Financial Survival Playbook
Raghu Yadav
| 16-04-2026
· News team
Hello Lykkers! Financial crises can feel like economic earthquakes—markets crash, confidence disappears, and banks sit right at the epicenter. Yet, despite the chaos, many banks manage to survive and even recover stronger. How do they do it? Let’s break it down in a simple, engaging way.

1. Building Strong Capital Buffers

At the heart of every resilient bank is one key ingredient: capital. Think of it as a financial cushion that absorbs losses when things go wrong.
After the 2008 global financial crisis, regulators introduced stricter rules requiring banks to hold more high-quality capital. This ensures they can absorb shocks without collapsing. Before those reforms, many banks were undercapitalized and overly exposed to risk, which made them vulnerable when markets turned.

2. Managing Liquidity Like a Lifeline

Even profitable banks can fail if they run out of cash. During crises, depositors may rush to withdraw money—a phenomenon known as a bank run.
To prevent this, banks maintain liquidity reserves—assets that can quickly be converted into cash. Modern frameworks require banks to hold enough liquid assets to survive short-term stress. In simple terms, banks must always be ready for a worst-case scenario where many customers want their money back at once.

3. Relying on Deposit Insurance for Stability

Confidence is everything in banking. If people believe their money is safe, panic is less likely.
That’s where deposit insurance comes in. It guarantees that depositors will get their money back—even if a bank fails—reducing the risk of mass withdrawals. This safety net plays a huge role in maintaining trust during uncertain times.

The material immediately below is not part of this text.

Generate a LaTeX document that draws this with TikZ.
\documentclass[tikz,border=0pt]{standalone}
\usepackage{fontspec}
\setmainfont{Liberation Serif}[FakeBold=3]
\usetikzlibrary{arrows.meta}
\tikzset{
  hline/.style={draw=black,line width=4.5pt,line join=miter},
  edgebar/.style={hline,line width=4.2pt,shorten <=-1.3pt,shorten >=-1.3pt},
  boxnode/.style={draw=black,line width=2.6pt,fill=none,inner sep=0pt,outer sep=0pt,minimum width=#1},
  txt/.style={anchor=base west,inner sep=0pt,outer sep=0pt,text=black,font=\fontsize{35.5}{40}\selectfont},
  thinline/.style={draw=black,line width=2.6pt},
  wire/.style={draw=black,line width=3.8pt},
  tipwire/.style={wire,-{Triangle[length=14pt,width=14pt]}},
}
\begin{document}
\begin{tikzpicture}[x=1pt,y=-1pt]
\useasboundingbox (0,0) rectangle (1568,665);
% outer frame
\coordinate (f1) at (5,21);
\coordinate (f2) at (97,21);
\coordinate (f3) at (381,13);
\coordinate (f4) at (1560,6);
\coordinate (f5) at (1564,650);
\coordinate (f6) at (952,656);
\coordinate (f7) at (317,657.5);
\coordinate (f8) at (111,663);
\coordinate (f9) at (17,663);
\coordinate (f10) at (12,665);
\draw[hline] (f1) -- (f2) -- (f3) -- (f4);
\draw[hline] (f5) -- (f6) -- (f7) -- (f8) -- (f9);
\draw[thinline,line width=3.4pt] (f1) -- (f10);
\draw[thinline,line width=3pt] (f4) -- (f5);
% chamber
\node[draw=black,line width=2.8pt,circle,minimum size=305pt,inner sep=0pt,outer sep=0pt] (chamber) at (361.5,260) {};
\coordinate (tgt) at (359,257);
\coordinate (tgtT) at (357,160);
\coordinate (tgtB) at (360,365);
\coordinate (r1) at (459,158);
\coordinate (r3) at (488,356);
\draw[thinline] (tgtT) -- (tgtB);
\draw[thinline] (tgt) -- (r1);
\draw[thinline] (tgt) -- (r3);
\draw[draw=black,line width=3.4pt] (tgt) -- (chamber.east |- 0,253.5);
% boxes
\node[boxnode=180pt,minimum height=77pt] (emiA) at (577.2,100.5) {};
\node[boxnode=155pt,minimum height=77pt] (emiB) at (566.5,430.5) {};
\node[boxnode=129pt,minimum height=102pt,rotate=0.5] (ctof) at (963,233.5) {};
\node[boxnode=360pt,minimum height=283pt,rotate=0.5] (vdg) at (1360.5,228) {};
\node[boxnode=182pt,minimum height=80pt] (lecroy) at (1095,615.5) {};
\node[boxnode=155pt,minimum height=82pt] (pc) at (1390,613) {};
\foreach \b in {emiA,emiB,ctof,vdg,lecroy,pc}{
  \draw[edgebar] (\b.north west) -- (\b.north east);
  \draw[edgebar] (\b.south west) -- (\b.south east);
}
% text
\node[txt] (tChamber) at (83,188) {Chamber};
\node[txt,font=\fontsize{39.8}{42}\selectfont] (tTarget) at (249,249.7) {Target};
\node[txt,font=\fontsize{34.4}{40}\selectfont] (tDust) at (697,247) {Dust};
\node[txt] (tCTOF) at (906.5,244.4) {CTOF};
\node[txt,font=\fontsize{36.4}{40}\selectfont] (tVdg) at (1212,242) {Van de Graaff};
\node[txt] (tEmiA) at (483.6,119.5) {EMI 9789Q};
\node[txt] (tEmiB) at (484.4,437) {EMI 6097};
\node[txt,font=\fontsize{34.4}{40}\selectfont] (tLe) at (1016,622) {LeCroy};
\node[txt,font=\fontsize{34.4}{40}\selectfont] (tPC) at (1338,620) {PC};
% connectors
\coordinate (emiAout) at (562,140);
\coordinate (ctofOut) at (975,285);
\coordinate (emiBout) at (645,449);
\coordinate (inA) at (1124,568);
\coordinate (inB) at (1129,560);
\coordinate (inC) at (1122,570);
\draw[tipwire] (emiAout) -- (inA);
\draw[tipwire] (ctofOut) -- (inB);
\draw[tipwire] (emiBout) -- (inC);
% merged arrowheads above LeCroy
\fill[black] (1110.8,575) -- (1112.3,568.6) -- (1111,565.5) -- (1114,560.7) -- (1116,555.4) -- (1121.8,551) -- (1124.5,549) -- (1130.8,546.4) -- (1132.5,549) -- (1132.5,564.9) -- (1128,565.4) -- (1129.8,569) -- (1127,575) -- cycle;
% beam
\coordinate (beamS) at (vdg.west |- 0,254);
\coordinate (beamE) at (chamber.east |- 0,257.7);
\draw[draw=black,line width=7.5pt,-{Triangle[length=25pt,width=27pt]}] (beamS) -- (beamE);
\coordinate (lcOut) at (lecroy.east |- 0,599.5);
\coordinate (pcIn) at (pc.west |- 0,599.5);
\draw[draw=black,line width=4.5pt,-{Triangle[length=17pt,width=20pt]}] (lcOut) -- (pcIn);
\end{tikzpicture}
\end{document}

4. Diversifying Risk and Strengthening Regulation

Banks don’t just sit still during crises—they actively manage risk. This includes diversifying investments, reducing exposure to risky assets, and tightening lending standards.
Stronger regulations now require banks to closely monitor different types of risks, from loan defaults to market fluctuations. By spreading risk and avoiding overexposure to any single sector, banks improve their chances of staying afloat when trouble hits.

5. Crisis Management and Government Support

Sometimes, survival requires outside help. Governments and central banks often step in during major crises to stabilize the system.
This can include emergency lending, bailouts, or encouraging mergers between weaker and stronger banks. While controversial, these measures are designed to prevent widespread collapse and protect the broader economy from deeper damage.

6. Learning from Past Mistakes

Every financial crisis leaves lessons behind. The 2008 crisis, for example, exposed weak risk management and insufficient capital across many banks.
Since then, reforms have focused on building resilience—higher capital, better liquidity, and stricter oversight. These changes mean that banks today are generally better prepared for shocks than they were in the past.

Expert Insight

Aslı Demirgüç-Kunt — a World Bank economist specializing in financial systems — has highlighted that maintaining depositor confidence is crucial during crises. Her research shows that tools like deposit insurance significantly reduce the likelihood of bank runs by reassuring the public that their money is safe, even in uncertain times.

Final Thoughts

So, Lykkers, banks survive financial crises through a mix of preparation, regulation, and trust. Strong capital buffers absorb losses, liquidity keeps operations running, and deposit insurance prevents panic. When needed, government support provides an extra layer of protection.
While no system is perfect, modern banking is far more resilient than it once was. And as history shows, each crisis—though challenging—pushes the system to become stronger and smarter for the future.